Description of the task:
Your task is to reproduce the material exactly.

Source material:
——————————
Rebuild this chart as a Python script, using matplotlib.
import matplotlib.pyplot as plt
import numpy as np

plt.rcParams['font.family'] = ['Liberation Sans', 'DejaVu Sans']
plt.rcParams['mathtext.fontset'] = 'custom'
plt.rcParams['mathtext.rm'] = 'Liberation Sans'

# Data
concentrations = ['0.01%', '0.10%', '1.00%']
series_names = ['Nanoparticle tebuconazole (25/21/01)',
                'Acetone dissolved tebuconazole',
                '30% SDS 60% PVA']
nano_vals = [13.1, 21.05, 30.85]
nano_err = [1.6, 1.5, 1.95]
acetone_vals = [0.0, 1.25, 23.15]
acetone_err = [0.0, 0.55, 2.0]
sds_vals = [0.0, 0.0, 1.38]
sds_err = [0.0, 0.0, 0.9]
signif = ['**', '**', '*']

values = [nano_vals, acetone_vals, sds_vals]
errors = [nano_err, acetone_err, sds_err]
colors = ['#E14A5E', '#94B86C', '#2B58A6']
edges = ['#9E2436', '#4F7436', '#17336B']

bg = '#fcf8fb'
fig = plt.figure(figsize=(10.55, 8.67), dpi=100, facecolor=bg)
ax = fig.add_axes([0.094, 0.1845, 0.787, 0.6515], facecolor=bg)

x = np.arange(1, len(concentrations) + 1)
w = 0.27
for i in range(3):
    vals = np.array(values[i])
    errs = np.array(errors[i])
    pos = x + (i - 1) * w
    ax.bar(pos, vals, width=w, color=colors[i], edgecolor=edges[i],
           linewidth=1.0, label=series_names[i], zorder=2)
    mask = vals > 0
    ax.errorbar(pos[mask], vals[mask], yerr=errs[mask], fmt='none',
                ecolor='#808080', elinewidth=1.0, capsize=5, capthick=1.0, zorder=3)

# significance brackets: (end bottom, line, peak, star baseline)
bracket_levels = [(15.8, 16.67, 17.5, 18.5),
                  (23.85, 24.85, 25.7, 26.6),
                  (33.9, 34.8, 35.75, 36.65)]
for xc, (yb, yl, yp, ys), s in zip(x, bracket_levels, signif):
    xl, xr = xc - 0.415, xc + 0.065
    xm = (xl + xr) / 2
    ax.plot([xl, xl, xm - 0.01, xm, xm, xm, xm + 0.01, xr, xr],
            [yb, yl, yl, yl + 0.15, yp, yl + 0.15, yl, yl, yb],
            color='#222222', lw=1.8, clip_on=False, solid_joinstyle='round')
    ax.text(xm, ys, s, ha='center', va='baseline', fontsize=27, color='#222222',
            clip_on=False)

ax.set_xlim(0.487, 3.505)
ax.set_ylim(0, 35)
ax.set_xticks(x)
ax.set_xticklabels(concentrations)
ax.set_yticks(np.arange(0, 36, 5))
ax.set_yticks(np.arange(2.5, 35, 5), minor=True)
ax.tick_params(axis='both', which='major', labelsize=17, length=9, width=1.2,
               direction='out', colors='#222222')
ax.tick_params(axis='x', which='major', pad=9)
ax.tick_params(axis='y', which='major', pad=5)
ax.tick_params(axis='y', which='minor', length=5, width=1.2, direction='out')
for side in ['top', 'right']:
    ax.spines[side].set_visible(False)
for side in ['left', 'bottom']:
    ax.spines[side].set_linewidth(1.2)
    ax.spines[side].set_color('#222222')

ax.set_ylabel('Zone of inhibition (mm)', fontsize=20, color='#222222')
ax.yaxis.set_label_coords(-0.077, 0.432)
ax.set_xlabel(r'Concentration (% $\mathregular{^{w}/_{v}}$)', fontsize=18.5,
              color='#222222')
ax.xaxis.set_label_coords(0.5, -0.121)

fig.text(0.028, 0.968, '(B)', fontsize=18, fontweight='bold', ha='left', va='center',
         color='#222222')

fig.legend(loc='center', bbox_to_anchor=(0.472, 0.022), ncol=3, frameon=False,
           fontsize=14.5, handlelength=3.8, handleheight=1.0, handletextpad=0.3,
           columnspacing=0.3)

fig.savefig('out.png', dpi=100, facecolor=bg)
——————————
Written solution:
Rebuild this chart as a Python script, using matplotlib.
import matplotlib.pyplot as plt
import numpy as np

plt.rcParams['font.family'] = ['Liberation Sans', 'DejaVu Sans']
plt.rcParams['mathtext.fontset'] = 'custom'
plt.rcParams['mathtext.rm'] = 'Liberation Sans'

# Data
concentrations = ['0.01%', '0.10%', '1.00%']
series_names = ['Nanoparticle tebuconazole (25/21/01)',
                'Acetone dissolved tebuconazole',
                '30% SDS 60% PVA']
nano_vals = [13.1, 21.05, 30.85]
nano_err = [1.6, 1.5, 1.95]
acetone_vals = [0.0, 1.25, 23.15]
acetone_err = [0.0, 0.55, 2.0]
sds_vals = [0.0, 0.0, 1.38]
sds_err = [0.0, 0.0, 0.9]
signif = ['**', '**', '*']

values = [nano_vals, acetone_vals, sds_vals]
errors = [nano_err, acetone_err, sds_err]
colors = ['#E14A5E', '#94B86C', '#2B58A6']
edges = ['#9E2436', '#4F7436', '#17336B']

bg = '#fcf8fb'
fig = plt.figure(figsize=(10.55, 8.67), dpi=100, facecolor=bg)
ax = fig.add_axes([0.094, 0.1845, 0.787, 0.6515], facecolor=bg)

x = np.arange(1, len(concentrations) + 1)
w = 0.27
for i in range(3):
    vals = np.array(values[i])
    errs = np.array(errors[i])
    pos = x + (i - 1) * w
    ax.bar(pos, vals, width=w, color=colors[i], edgecolor=edges[i],
           linewidth=1.0, label=series_names[i], zorder=2)
    mask = vals > 0
    ax.errorbar(pos[mask], vals[mask], yerr=errs[mask], fmt='none',
                ecolor='#808080', elinewidth=1.0, capsize=5, capthick=1.0, zorder=3)

# significance brackets: (end bottom, line, peak, star baseline)
bracket_levels = [(15.8, 16.67, 17.5, 18.5),
                  (23.85, 24.85, 25.7, 26.6),
                  (33.9, 34.8, 35.75, 36.65)]
for xc, (yb, yl, yp, ys), s in zip(x, bracket_levels, signif):
    xl, xr = xc - 0.415, xc + 0.065
    xm = (xl + xr) / 2
    ax.plot([xl, xl, xm - 0.01, xm, xm, xm, xm + 0.01, xr, xr],
            [yb, yl, yl, yl + 0.15, yp, yl + 0.15, yl, yl, yb],
            color='#222222', lw=1.8, clip_on=False, solid_joinstyle='round')
    ax.text(xm, ys, s, ha='center', va='baseline', fontsize=27, color='#222222',
            clip_on=False)

ax.set_xlim(0.487, 3.505)
ax.set_ylim(0, 35)
ax.set_xticks(x)
ax.set_xticklabels(concentrations)
ax.set_yticks(np.arange(0, 36, 5))
ax.set_yticks(np.arange(2.5, 35, 5), minor=True)
ax.tick_params(axis='both', which='major', labelsize=17, length=9, width=1.2,
               direction='out', colors='#222222')
ax.tick_params(axis='x', which='major', pad=9)
ax.tick_params(axis='y', which='major', pad=5)
ax.tick_params(axis='y', which='minor', length=5, width=1.2, direction='out')
for side in ['top', 'right']:
    ax.spines[side].set_visible(False)
for side in ['left', 'bottom']:
    ax.spines[side].set_linewidth(1.2)
    ax.spines[side].set_color('#222222')

ax.set_ylabel('Zone of inhibition (mm)', fontsize=20, color='#222222')
ax.yaxis.set_label_coords(-0.077, 0.432)
ax.set_xlabel(r'Concentration (% $\mathregular{^{w}/_{v}}$)', fontsize=18.5,
              color='#222222')
ax.xaxis.set_label_coords(0.5, -0.121)

fig.text(0.028, 0.968, '(B)', fontsize=18, fontweight='bold', ha='left', va='center',
         color='#222222')

fig.legend(loc='center', bbox_to_anchor=(0.472, 0.022), ncol=3, frameon=False,
           fontsize=14.5, handlelength=3.8, handleheight=1.0, handletextpad=0.3,
           columnspacing=0.3)

fig.savefig('out.png', dpi=100, facecolor=bg)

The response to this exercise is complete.